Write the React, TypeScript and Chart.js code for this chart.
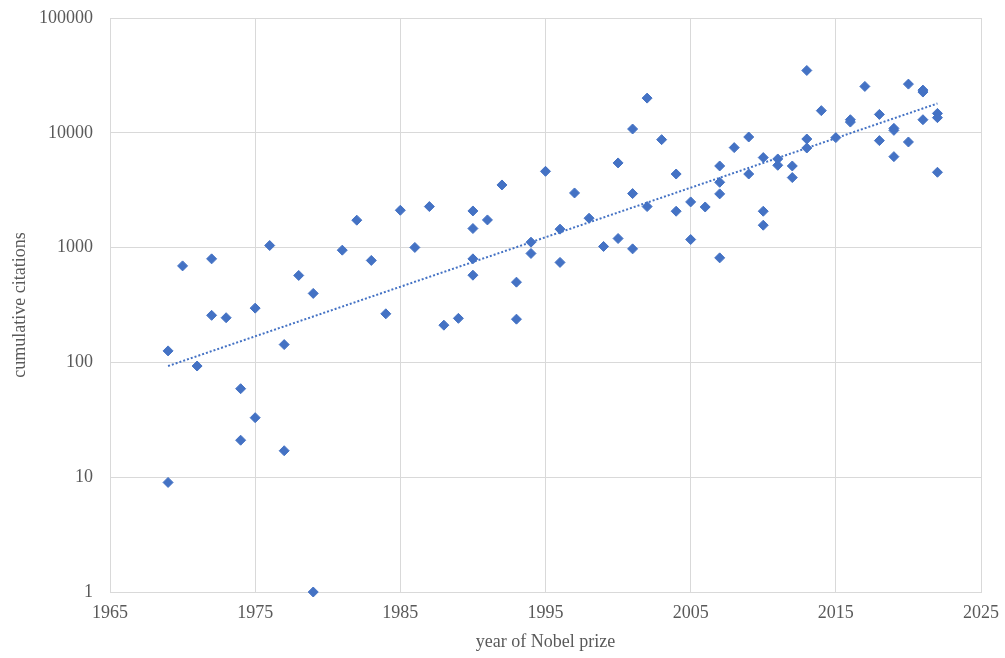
import React, { useEffect, useRef } from "react";
import { Chart, registerables } from "chart.js";

Chart.register(...registerables);

const years = [
  1969, 1969, 1970, 1971, 1972, 1972, 1973, 1974, 1974, 1975, 1975, 1976, 1977, 1977, 1978, 1979, 1979,
  1981, 1982, 1983, 1984, 1985, 1986, 1987, 1988, 1989, 1990, 1990, 1990, 1990, 1991, 1992, 1993, 1993,
  1994, 1994, 1995, 1996, 1996, 1997, 1998, 1999, 2000, 2000, 2001, 2001, 2001, 2002, 2002, 2003,
  2004, 2004, 2005, 2005, 2006, 2007, 2007, 2007, 2007, 2008, 2009, 2009, 2010, 2010, 2010, 2011, 2011,
  2012, 2012, 2013, 2013, 2013, 2014, 2015, 2016, 2016, 2017, 2018, 2018, 2019, 2019, 2019, 2020, 2020,
  2021, 2021, 2021, 2022, 2022, 2022,
];

const citations = [
  126, 9, 693, 93, 798, 257, 245, 59, 21, 297, 33, 1043, 143, 17, 572, 399, 1,
  950, 1733, 773, 265, 2115, 1003, 2278, 211, 242, 2085, 1466, 798, 575, 1742, 3513, 500, 238,
  1115, 889, 4616, 1448, 743, 2992, 1803, 1023, 5464, 1200, 10790, 2956, 975, 20050, 2278, 8716,
  4375, 2074, 2500, 1176, 2259, 5140, 3706, 2937, 814, 7430, 9190, 4375, 6084, 2074, 1567, 5918, 5212,
  5140, 4074, 34900, 8830, 7370, 15600, 9080, 13000, 12400, 25350, 14460, 8550, 10930, 10500, 6200, 26550, 8320,
  23550, 22640, 13000, 14760, 13550, 4530,
];

// trendline endpoints
const trendYears = [1969, 2022];
const trendValues = [93, 18000];

const xTicks = [1965, 1975, 1985, 1995, 2005, 2015, 2025];
const yTicks = [1, 10, 100, 1000, 10000, 100000];

const BLUE = "#4472C4";
const GRID = "#d9d9d9";
const TEXT = "#595959";
const FONT = "'Liberation Serif', 'Times New Roman', serif";

export default function App() {
  const ref = useRef<HTMLCanvasElement | null>(null);

  useEffect(() => {
    if (!ref.current) return;
    const chart = new Chart(ref.current, {
      type: "scatter",
      data: {
        datasets: [
          {
            label: "citations",
            data: years.map((y, i) => ({ x: y, y: citations[i] })),
            backgroundColor: BLUE,
            borderColor: BLUE,
            borderWidth: 1,
            pointStyle: "rectRot",
            pointRadius: 5,
            clip: false,
          } as any,
          {
            type: "line",
            label: "trend",
            data: trendYears.map((y, i) => ({ x: y, y: trendValues[i] })),
            borderColor: BLUE,
            borderWidth: 2,
            borderDash: [2, 2],
            pointRadius: 0,
            fill: false,
          } as any,
        ],
      },
      options: {
        responsive: false,
        animation: false,
        layout: { padding: { left: 0, top: 18, right: 24, bottom: 0 } },
        plugins: { legend: { display: false }, tooltip: { enabled: false } },
        scales: {
          x: {
            type: "linear",
            min: 1965,
            max: 2025,
            afterBuildTicks: (s: any) => {
              s.ticks = xTicks.map((v) => ({ value: v }));
            },
            afterFit: (s: any) => {
              s.height = 66;
              s.paddingLeft = 0;
              s.paddingRight = 0;
            },
            grid: { color: GRID, lineWidth: 1, drawTicks: false },
            border: { color: GRID },
            ticks: {
              color: TEXT,
              font: { family: FONT, size: 18 },
              padding: 10,
              maxRotation: 0,
              autoSkip: false,
              callback: (v: any) => String(v),
            },
            title: {
              display: true,
              text: "year of Nobel prize",
              color: TEXT,
              font: { family: FONT, size: 18 },
              padding: { top: 5, bottom: 5 },
            },
          },
          y: {
            type: "logarithmic",
            min: 1,
            max: 100000,
            afterBuildTicks: (s: any) => {
              s.ticks = yTicks.map((v) => ({ value: v }));
            },
            afterFit: (s: any) => {
              s.width = 110;
              s.paddingTop = 0;
              s.paddingBottom = 0;
            },
            grid: { color: GRID, lineWidth: 1, drawTicks: false },
            border: { color: GRID },
            ticks: {
              color: TEXT,
              font: { family: FONT, size: 18 },
              padding: 17,
              autoSkip: false,
              callback: (v: any) => String(v),
            },
            title: {
              display: true,
              text: "cumulative citations",
              color: TEXT,
              font: { family: FONT, size: 18 },
              padding: { top: 9, bottom: 9 },
            },
          },
        },
      },
    });
    return () => chart.destroy();
  }, []);

  return (
    <div style={{ position: "fixed", left: 0, top: 0, width: 1005, height: 658, background: "#fff" }}>
      <canvas ref={ref} width={1005} height={658} style={{ display: "block" }} />
    </div>
  );
}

=======

Except for the pictures, give all the material above again verbatim.

▶ _Completed task_
Write the React, TypeScript and Chart.js code for this chart.
import React, { useEffect, useRef } from "react";
import { Chart, registerables } from "chart.js";

Chart.register(...registerables);

const years = [
  1969, 1969, 1970, 1971, 1972, 1972, 1973, 1974, 1974, 1975, 1975, 1976, 1977, 1977, 1978, 1979, 1979,
  1981, 1982, 1983, 1984, 1985, 1986, 1987, 1988, 1989, 1990, 1990, 1990, 1990, 1991, 1992, 1993, 1993,
  1994, 1994, 1995, 1996, 1996, 1997, 1998, 1999, 2000, 2000, 2001, 2001, 2001, 2002, 2002, 2003,
  2004, 2004, 2005, 2005, 2006, 2007, 2007, 2007, 2007, 2008, 2009, 2009, 2010, 2010, 2010, 2011, 2011,
  2012, 2012, 2013, 2013, 2013, 2014, 2015, 2016, 2016, 2017, 2018, 2018, 2019, 2019, 2019, 2020, 2020,
  2021, 2021, 2021, 2022, 2022, 2022,
];

const citations = [
  126, 9, 693, 93, 798, 257, 245, 59, 21, 297, 33, 1043, 143, 17, 572, 399, 1,
  950, 1733, 773, 265, 2115, 1003, 2278, 211, 242, 2085, 1466, 798, 575, 1742, 3513, 500, 238,
  1115, 889, 4616, 1448, 743, 2992, 1803, 1023, 5464, 1200, 10790, 2956, 975, 20050, 2278, 8716,
  4375, 2074, 2500, 1176, 2259, 5140, 3706, 2937, 814, 7430, 9190, 4375, 6084, 2074, 1567, 5918, 5212,
  5140, 4074, 34900, 8830, 7370, 15600, 9080, 13000, 12400, 25350, 14460, 8550, 10930, 10500, 6200, 26550, 8320,
  23550, 22640, 13000, 14760, 13550, 4530,
];

// trendline endpoints
const trendYears = [1969, 2022];
const trendValues = [93, 18000];

const xTicks = [1965, 1975, 1985, 1995, 2005, 2015, 2025];
const yTicks = [1, 10, 100, 1000, 10000, 100000];

const BLUE = "#4472C4";
const GRID = "#d9d9d9";
const TEXT = "#595959";
const FONT = "'Liberation Serif', 'Times New Roman', serif";

export default function App() {
  const ref = useRef<HTMLCanvasElement | null>(null);

  useEffect(() => {
    if (!ref.current) return;
    const chart = new Chart(ref.current, {
      type: "scatter",
      data: {
        datasets: [
          {
            label: "citations",
            data: years.map((y, i) => ({ x: y, y: citations[i] })),
            backgroundColor: BLUE,
            borderColor: BLUE,
            borderWidth: 1,
            pointStyle: "rectRot",
            pointRadius: 5,
            clip: false,
          } as any,
          {
            type: "line",
            label: "trend",
            data: trendYears.map((y, i) => ({ x: y, y: trendValues[i] })),
            borderColor: BLUE,
            borderWidth: 2,
            borderDash: [2, 2],
            pointRadius: 0,
            fill: false,
          } as any,
        ],
      },
      options: {
        responsive: false,
        animation: false,
        layout: { padding: { left: 0, top: 18, right: 24, bottom: 0 } },
        plugins: { legend: { display: false }, tooltip: { enabled: false } },
        scales: {
          x: {
            type: "linear",
            min: 1965,
            max: 2025,
            afterBuildTicks: (s: any) => {
              s.ticks = xTicks.map((v) => ({ value: v }));
            },
            afterFit: (s: any) => {
              s.height = 66;
              s.paddingLeft = 0;
              s.paddingRight = 0;
            },
            grid: { color: GRID, lineWidth: 1, drawTicks: false },
            border: { color: GRID },
            ticks: {
              color: TEXT,
              font: { family: FONT, size: 18 },
              padding: 10,
              maxRotation: 0,
              autoSkip: false,
              callback: (v: any) => String(v),
            },
            title: {
              display: true,
              text: "year of Nobel prize",
              color: TEXT,
              font: { family: FONT, size: 18 },
              padding: { top: 5, bottom: 5 },
            },
          },
          y: {
            type: "logarithmic",
            min: 1,
            max: 100000,
            afterBuildTicks: (s: any) => {
              s.ticks = yTicks.map((v) => ({ value: v }));
            },
            afterFit: (s: any) => {
              s.width = 110;
              s.paddingTop = 0;
              s.paddingBottom = 0;
            },
            grid: { color: GRID, lineWidth: 1, drawTicks: false },
            border: { color: GRID },
            ticks: {
              color: TEXT,
              font: { family: FONT, size: 18 },
              padding: 17,
              autoSkip: false,
              callback: (v: any) => String(v),
            },
            title: {
              display: true,
              text: "cumulative citations",
              color: TEXT,
              font: { family: FONT, size: 18 },
              padding: { top: 9, bottom: 9 },
            },
          },
        },
      },
    });
    return () => chart.destroy();
  }, []);

  return (
    <div style={{ position: "fixed", left: 0, top: 0, width: 1005, height: 658, background: "#fff" }}>
      <canvas ref={ref} width={1005} height={658} style={{ display: "block" }} />
    </div>
  );
}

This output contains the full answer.